On 18 February, Nigerien President Mohamad Bazoum accepted the French proposal to redeploy troops from Mali in Niger. Bazoum tweeted: “Our goal is for our border with Mali to be secure” and reasoned that terrorist groups are likely to expand their influence in light of the latest developments.
What is the background?
First, the French operation in Mali. France deployed its forces in Mali in 2013 under Operation Barkhane to fight groups linked to al Qaeda and later ISIS. France had a significant military presence in the Sahel region with 4,300 troops, of which 2,400 were posted in Mali. However, over the years, France has been facing criticism from local communities in Mali and the Sahel due to increased insecurity.

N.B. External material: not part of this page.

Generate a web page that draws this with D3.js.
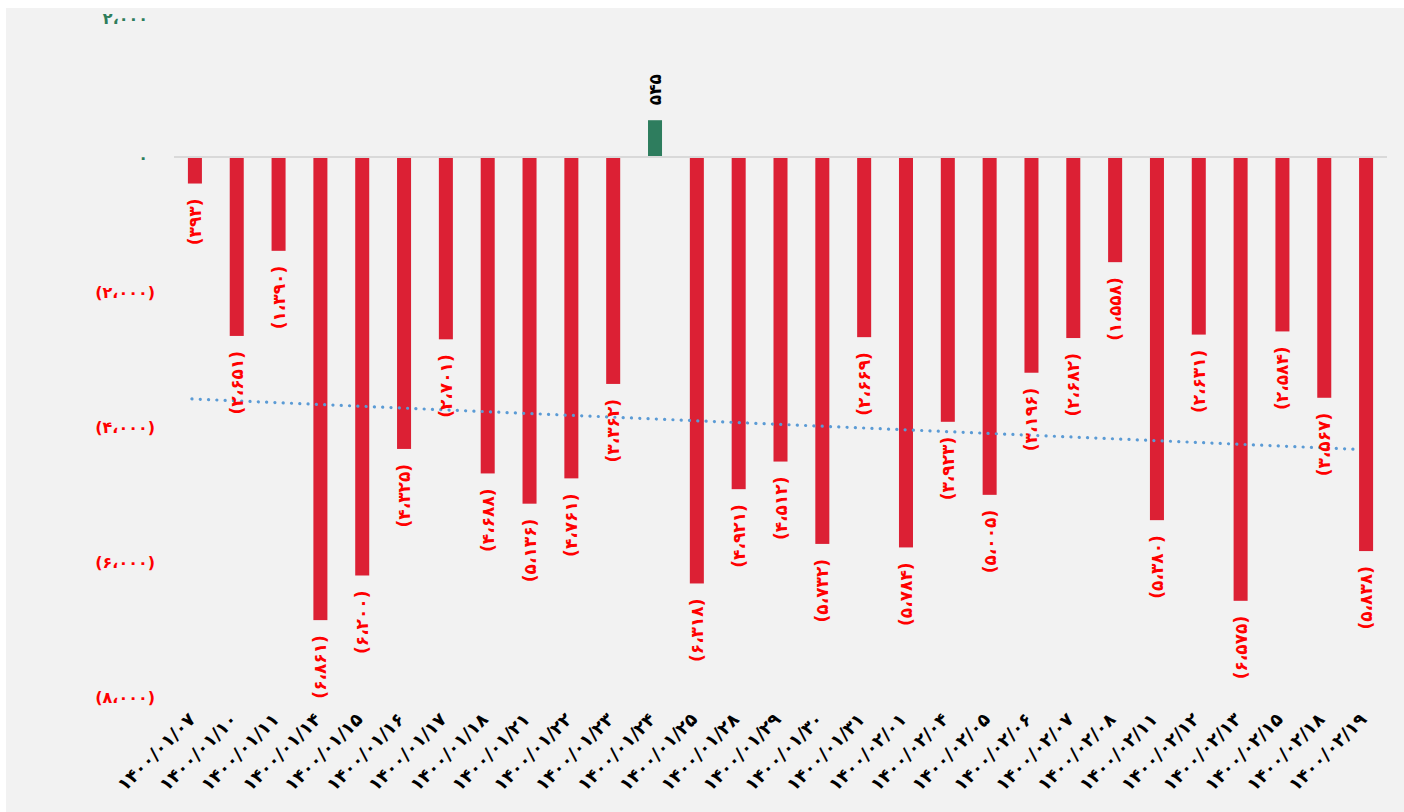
<!DOCTYPE html>
<html>
<head>
<meta charset="utf-8">
<script src="https://cdn.jsdelivr.net/npm/d3@7/dist/d3.min.js"></script>
<style>
  body { margin: 0; background: #ffffff; }
  svg { display: block; font-family: "DejaVu Sans", sans-serif; }
</style>
</head>
<body>
<svg width="1404" height="812"></svg>
<script>
var categories = [
  "۱۴۰۰/۰۱/۰۷", "۱۴۰۰/۰۱/۱۰", "۱۴۰۰/۰۱/۱۱", "۱۴۰۰/۰۱/۱۴", "۱۴۰۰/۰۱/۱۵",
  "۱۴۰۰/۰۱/۱۶", "۱۴۰۰/۰۱/۱۷", "۱۴۰۰/۰۱/۱۸", "۱۴۰۰/۰۱/۲۱", "۱۴۰۰/۰۱/۲۲",
  "۱۴۰۰/۰۱/۲۳", "۱۴۰۰/۰۱/۲۴", "۱۴۰۰/۰۱/۲۵", "۱۴۰۰/۰۱/۲۸", "۱۴۰۰/۰۱/۲۹",
  "۱۴۰۰/۰۱/۳۰", "۱۴۰۰/۰۱/۳۱", "۱۴۰۰/۰۲/۰۱", "۱۴۰۰/۰۲/۰۴", "۱۴۰۰/۰۲/۰۵",
  "۱۴۰۰/۰۲/۰۶", "۱۴۰۰/۰۲/۰۷", "۱۴۰۰/۰۲/۰۸", "۱۴۰۰/۰۲/۱۱", "۱۴۰۰/۰۲/۱۲",
  "۱۴۰۰/۰۲/۱۳", "۱۴۰۰/۰۲/۱۵", "۱۴۰۰/۰۲/۱۸", "۱۴۰۰/۰۲/۱۹"
];
var values = [
  -393, -2651, -1390, -6861, -6200,
  -4325, -2701, -4688, -5136, -4761,
  -3362, 545, -6318, -4921, -4512,
  -5732, -2669, -5784, -3923, -5005,
  -3196, -2682, -1558, -5380, -2631,
  -6575, -2584, -3567, -5838
];
var yTicks = [2000, 0, -2000, -4000, -6000, -8000];

var faDigits = "۰۱۲۳۴۵۶۷۸۹";
function toFa(n) {
  var s = d3.format(",")(Math.abs(n)).replace(/,/g, "،");
  s = s.replace(/[0-9]/g, function(c) { return faDigits[+c]; });
  return n < 0 ? "(" + s + ")" : s;
}

var svg = d3.select("svg"),
    width = +svg.attr("width"),
    height = +svg.attr("height");

// chart area
svg.append("rect")
  .attr("x", 6).attr("y", 8)
  .attr("width", width - 6).attr("height", height - 8)
  .attr("fill", "#f2f2f2");

var x = d3.scaleBand()
  .domain(categories)
  .range([174, 1387])
  .paddingInner(0.665)
  .paddingOuter(0.3325);

var y = d3.scaleLinear()
  .domain([-8000, 2000])
  .range([697, 22]);

// y axis labels
var yAxis = svg.append("g")
  .attr("transform", "translate(155,0)")
  .call(d3.axisLeft(y).tickValues(yTicks).tickSize(0).tickPadding(0).tickFormat(toFa));
yAxis.select(".domain").remove();
yAxis.selectAll("text")
  .attr("font-family", "DejaVu Sans, sans-serif")
  .attr("font-size", 16)
  .attr("font-weight", "bold")
  .attr("fill", function(d) { return d < 0 ? "#ff0000" : "#2e7d5b"; })
  .attr("dx", function(d) { return d < 0 ? 0 : -7; })
  .attr("dy", function(d) { return d == 2000 ? "0.1em" : "0.32em"; });

// zero line
svg.append("line")
  .attr("x1", 174).attr("x2", 1387)
  .attr("y1", y(0)).attr("y2", y(0))
  .attr("stroke", "#d9d9d9")
  .attr("stroke-width", 2);

// bars
svg.append("g")
  .selectAll("rect")
  .data(values)
  .enter().append("rect")
    .attr("x", function(d, i) { return x(categories[i]); })
    .attr("y", function(d) { return d < 0 ? y(0) + 1 : y(d); })
    .attr("width", x.bandwidth())
    .attr("height", function(d) { return d < 0 ? y(d) - y(0) - 1 : y(0) - y(d) - 1; })
    .attr("fill", function(d) { return d < 0 ? "#dc2034" : "#2e7d5e"; });

// linear trend line (least squares over category index)
var n = values.length;
var mx = d3.mean(values, function(d, i) { return i; });
var my = d3.mean(values);
var sxy = d3.sum(values, function(d, i) { return (i - mx) * (d - my); });
var sxx = d3.sum(values, function(d, i) { return (i - mx) * (i - mx); });
var slope = sxy / sxx;
var icept = my - slope * mx;
var half = x.bandwidth() / 2;

svg.append("line")
  .attr("x1", x(categories[0]) + half - 3)
  .attr("y1", y(icept))
  .attr("x2", x(categories[n - 1]) + half - 6)
  .attr("y2", y(icept + slope * (n - 1)))
  .attr("stroke", "#5b9bd5")
  .attr("stroke-width", 3.2)
  .attr("stroke-linecap", "round")
  .attr("stroke-dasharray", "0.1,8.2");

// data labels
svg.append("g")
  .selectAll("text")
  .data(values)
  .enter().append("text")
    .attr("transform", function(d, i) {
      var cx = x(categories[i]) + half;
      var ly = d < 0 ? y(d) + 15 : y(d) - 15;
      return "translate(" + cx + "," + ly + ") rotate(-90)";
    })
    .attr("text-anchor", function(d) { return d < 0 ? "end" : "start"; })
    .attr("dominant-baseline", "central")
    .attr("font-size", 17)
    .attr("font-weight", "bold")
    .attr("fill", function(d) { return d < 0 ? "#ff0000" : "#000000"; })
    .text(toFa);

// category labels
svg.append("g")
  .selectAll("text")
  .data(categories)
  .enter().append("text")
    .attr("transform", function(d) {
      return "translate(" + (x(d) + half - 3) + ",716) rotate(-45)";
    })
    .attr("text-anchor", "end")
    .attr("dominant-baseline", "central")
    .attr("font-size", 18)
    .attr("font-weight", "bold")
    .attr("fill", "#000000")
    .text(function(d) { return d; });
</script>
</body>
</html>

Second, the friction in France-Mali relations. France has been criticising the political developments in Mali. The coups in August 2020 and May 2021 further deteriorated the relations. It got worse by the end of 2021, when interim President and coup leader Colonel Assimi Goita proposed to extend the transition period to 2025 instead of holding elections in February 2022.
Third, Europe’s efforts in erstwhile colonies. In recent years, various European countries have attempted to mend relations with their erstwhile colonies, and apologise and compensate them for colonial atrocities. The efforts were evident in the Belgium King Philippe’s note to the Congolese President in 2020, regretting the humiliation and suffering cause to Congolese under the Belgian colonial rule; similarly in 2021, France acknowledged and regretted its role in the 1994 Rwandan genocide.
Fourth, role of Russia. Mali has confirmed that Russian trainers are present in the country under a bilateral arrangement to reportedly assist Mali’s National Defence and Security Forces. However, Mali has denied the presence of Russian mercenaries. Meanwhile, Malians have called for increased Russian presence in a bid to counter the French presence.
What does it mean?
First, the withdrawal and redeployment of troops are visible signs of increasing challenges that France has to address if it wants to maintain its presence in the Sahel. It also signifies the gravity of anti-French movement in Mali, which is gradually spreading to neighbouring countries including Niger.
Second, if the Russian mercenaries are indeed present in Mali, it would be a positive development for Russia which is building inroads into Africa through military relations. It would also be a testimony to the increasing involvement of private military companies in Africa, as was previously witnessed in Libya, the Central African Republic and Mozambique.